Fix: Use CALL { ... } IN TRANSACTIONS OF 10000 ROWS for bulk updates.
Summary / Key Takeaways
- Graphs are about relationships: Use them when the connections between data points are as important as the data itself.
- Index-Free Adjacency: This is the secret sauce that makes Neo4j faster than SQL for deep traversals.
- Cypher is visual: Use its ASCII-style syntax to map out patterns.
- Model for performance: Use labels, avoid God Nodes, and prefer
MERGEoverCREATEto maintain data integrity. - Optimize early: Use indexes and the
PROFILEcommand to ensure your queries scale.
Frequently Asked Questions (FAQ)
1. Is Neo4j a replacement for SQL?
Not necessarily. Neo4j is a specialized tool. If your data is highly structured, tabular, and doesn’t involve complex relationships (e.g., accounting ledgers), SQL is often better. If your data is a web of connections, Neo4j is superior.

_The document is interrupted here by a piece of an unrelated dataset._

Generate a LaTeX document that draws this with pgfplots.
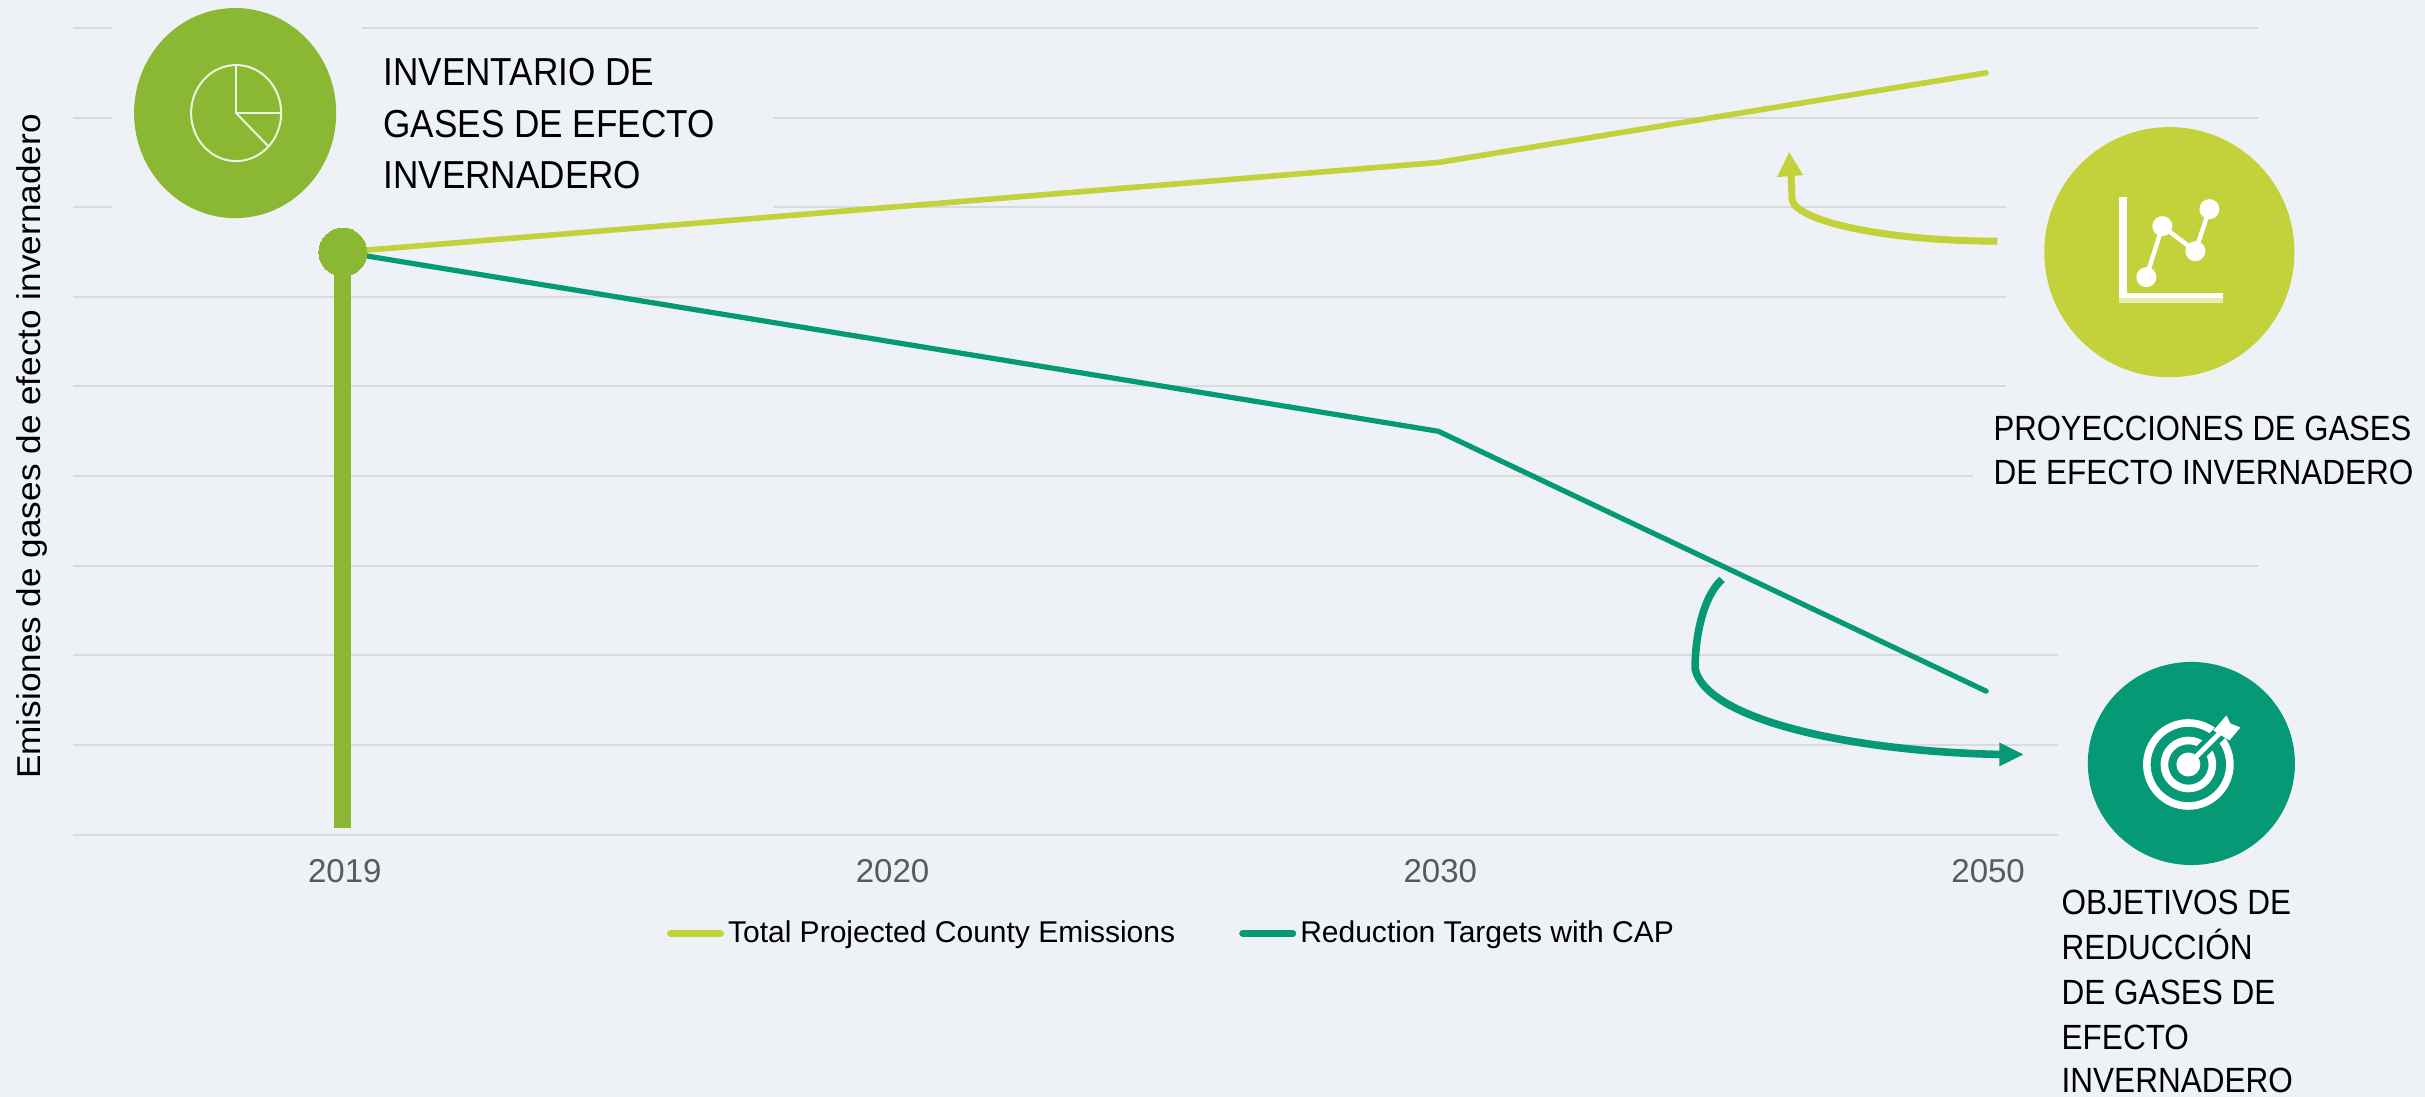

2. Can I use Neo4j with Python or JavaScript?
Yes! Neo4j provides official drivers for Python, JavaScript (Node.js), Java, .NET, and Go. It also has a robust REST API.
3. How does Neo4j handle ACID compliance?
Neo4j is fully ACID compliant. It ensures that all graph operations are Atomic, Consistent, Isolated, and Durable, making it suitable for enterprise-grade financial and mission-critical applications.
4. What is the difference between Neo4j Community and Enterprise?
The Community edition is free and powerful but limited to a single instance. The Enterprise edition includes high-availability clustering, advanced security (RBAC), and more sophisticated performance monitoring tools.
5. How many nodes can Neo4j handle?
Neo4j can scale to hundreds of billions of nodes and relationships. With the introduction of Fabric and Sharding in recent versions, it can scale horizontally across multiple machines.